Review the material and extract every line in which the word "with" occurs.
===== PROVIDED RECORDS
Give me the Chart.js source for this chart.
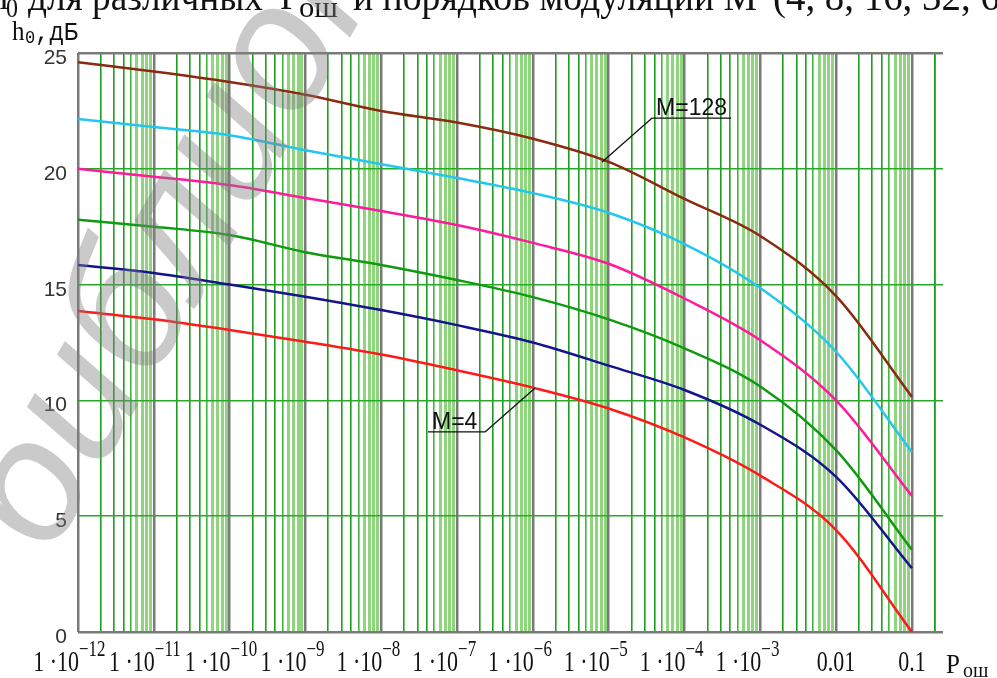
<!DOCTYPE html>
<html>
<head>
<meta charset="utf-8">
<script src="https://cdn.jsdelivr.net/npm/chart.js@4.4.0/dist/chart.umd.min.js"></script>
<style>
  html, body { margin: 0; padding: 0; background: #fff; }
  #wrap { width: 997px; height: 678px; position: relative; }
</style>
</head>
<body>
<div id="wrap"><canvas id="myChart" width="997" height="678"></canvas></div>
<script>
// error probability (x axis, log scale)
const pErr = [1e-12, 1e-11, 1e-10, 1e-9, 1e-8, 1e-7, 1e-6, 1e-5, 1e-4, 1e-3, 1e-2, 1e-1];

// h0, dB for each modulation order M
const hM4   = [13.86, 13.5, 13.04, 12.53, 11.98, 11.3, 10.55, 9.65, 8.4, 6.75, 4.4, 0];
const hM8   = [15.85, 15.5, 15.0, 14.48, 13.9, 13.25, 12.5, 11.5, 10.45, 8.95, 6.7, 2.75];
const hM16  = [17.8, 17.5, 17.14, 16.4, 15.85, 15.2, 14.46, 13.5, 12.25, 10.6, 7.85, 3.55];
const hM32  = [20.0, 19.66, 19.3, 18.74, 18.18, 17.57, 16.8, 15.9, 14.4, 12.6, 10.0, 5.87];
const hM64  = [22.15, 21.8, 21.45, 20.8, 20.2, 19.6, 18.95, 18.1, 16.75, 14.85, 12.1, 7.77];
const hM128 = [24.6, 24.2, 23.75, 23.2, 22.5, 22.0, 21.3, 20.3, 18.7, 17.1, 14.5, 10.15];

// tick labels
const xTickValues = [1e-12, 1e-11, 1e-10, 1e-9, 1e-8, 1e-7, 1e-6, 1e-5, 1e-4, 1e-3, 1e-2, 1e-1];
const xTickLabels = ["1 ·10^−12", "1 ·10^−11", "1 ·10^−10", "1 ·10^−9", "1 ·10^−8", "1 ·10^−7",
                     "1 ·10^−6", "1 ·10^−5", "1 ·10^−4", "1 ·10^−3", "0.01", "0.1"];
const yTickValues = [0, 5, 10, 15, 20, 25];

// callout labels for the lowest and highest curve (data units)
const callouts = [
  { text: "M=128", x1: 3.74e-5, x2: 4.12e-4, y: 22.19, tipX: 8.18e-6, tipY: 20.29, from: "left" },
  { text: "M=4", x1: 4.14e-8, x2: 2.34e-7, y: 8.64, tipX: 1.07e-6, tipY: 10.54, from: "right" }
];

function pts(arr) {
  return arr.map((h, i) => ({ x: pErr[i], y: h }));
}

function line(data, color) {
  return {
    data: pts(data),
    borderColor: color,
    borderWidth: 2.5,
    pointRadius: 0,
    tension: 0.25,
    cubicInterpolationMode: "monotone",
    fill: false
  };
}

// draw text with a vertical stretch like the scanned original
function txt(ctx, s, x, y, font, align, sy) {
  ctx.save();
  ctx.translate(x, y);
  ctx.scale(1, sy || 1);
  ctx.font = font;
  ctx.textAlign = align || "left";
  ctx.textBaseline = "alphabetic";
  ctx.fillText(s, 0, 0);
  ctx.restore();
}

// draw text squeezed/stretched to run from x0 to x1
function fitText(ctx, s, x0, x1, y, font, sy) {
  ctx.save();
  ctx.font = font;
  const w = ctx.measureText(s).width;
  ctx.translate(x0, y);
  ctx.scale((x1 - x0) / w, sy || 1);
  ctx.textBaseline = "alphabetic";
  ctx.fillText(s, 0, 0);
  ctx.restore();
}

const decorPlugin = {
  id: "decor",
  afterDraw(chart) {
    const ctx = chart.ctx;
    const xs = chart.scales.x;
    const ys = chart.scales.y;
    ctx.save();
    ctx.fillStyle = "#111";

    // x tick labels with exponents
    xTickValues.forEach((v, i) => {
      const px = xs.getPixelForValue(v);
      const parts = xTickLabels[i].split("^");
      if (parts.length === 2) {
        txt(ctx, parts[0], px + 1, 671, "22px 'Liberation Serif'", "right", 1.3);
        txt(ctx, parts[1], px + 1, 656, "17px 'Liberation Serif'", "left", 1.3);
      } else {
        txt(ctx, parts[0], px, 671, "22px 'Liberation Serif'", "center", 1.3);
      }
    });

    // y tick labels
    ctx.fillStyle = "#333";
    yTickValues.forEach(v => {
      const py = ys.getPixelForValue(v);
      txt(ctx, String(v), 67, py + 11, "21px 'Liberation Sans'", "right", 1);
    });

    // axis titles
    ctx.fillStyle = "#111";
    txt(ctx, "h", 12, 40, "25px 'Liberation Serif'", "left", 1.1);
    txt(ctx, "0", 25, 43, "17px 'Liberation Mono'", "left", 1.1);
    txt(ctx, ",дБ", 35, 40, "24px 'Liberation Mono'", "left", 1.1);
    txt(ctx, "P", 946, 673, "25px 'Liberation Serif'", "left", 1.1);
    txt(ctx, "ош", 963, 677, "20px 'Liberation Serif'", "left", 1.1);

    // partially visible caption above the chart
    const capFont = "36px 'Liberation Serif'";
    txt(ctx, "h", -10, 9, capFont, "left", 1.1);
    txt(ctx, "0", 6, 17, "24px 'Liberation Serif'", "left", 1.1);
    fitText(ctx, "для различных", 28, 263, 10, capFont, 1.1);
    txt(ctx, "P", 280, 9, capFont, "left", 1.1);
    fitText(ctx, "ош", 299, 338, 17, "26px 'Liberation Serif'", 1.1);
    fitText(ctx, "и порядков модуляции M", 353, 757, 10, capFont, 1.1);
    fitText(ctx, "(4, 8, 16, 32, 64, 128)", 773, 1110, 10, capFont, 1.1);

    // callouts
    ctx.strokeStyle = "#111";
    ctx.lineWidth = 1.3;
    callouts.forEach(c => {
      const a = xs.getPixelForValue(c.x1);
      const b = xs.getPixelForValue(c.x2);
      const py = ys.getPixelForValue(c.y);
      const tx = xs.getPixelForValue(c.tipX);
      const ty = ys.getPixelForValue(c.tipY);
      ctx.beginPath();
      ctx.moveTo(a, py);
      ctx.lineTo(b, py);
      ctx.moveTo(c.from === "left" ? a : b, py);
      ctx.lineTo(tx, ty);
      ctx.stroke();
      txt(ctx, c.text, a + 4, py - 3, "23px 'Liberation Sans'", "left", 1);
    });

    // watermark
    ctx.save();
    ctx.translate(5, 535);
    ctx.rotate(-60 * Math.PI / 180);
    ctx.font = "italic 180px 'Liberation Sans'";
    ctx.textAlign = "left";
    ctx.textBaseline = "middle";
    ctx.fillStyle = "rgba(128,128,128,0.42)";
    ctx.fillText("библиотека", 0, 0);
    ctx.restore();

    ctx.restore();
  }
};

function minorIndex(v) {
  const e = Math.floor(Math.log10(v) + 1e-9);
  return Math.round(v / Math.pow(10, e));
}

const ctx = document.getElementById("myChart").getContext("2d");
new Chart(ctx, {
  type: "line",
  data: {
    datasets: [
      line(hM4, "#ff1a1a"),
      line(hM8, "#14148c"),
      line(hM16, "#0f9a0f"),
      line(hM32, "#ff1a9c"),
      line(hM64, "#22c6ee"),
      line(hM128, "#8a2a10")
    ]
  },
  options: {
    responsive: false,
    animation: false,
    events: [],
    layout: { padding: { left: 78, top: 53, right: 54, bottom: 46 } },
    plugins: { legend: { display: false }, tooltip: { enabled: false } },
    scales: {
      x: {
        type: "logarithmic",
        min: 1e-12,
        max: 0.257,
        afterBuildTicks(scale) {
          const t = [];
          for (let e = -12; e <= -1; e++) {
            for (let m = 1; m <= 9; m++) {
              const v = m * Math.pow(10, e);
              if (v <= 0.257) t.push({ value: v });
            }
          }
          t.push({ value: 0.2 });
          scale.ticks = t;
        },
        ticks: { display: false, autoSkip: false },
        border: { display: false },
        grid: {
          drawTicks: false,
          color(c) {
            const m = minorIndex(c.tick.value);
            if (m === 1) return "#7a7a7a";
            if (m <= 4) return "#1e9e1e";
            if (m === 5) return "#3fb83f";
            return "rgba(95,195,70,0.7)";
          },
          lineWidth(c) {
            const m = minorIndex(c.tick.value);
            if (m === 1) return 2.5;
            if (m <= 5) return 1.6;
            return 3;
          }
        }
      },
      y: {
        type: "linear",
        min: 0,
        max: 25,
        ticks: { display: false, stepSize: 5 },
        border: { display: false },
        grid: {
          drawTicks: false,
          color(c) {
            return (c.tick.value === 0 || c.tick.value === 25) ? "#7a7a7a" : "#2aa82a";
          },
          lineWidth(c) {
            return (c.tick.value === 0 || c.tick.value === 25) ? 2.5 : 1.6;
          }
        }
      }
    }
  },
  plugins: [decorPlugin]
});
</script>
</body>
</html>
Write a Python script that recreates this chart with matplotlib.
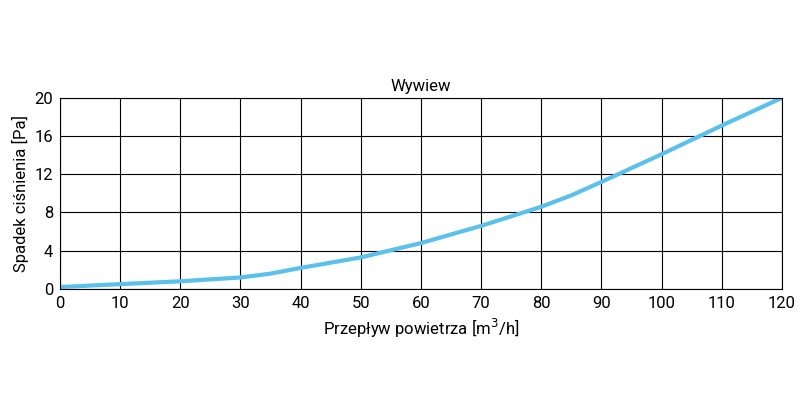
==========
- _EXERCISE ANSWER_
// draw text with a vertical stretch like the scanned original
    // x tick labels with exponents
Write a Python script that recreates this chart with matplotlib.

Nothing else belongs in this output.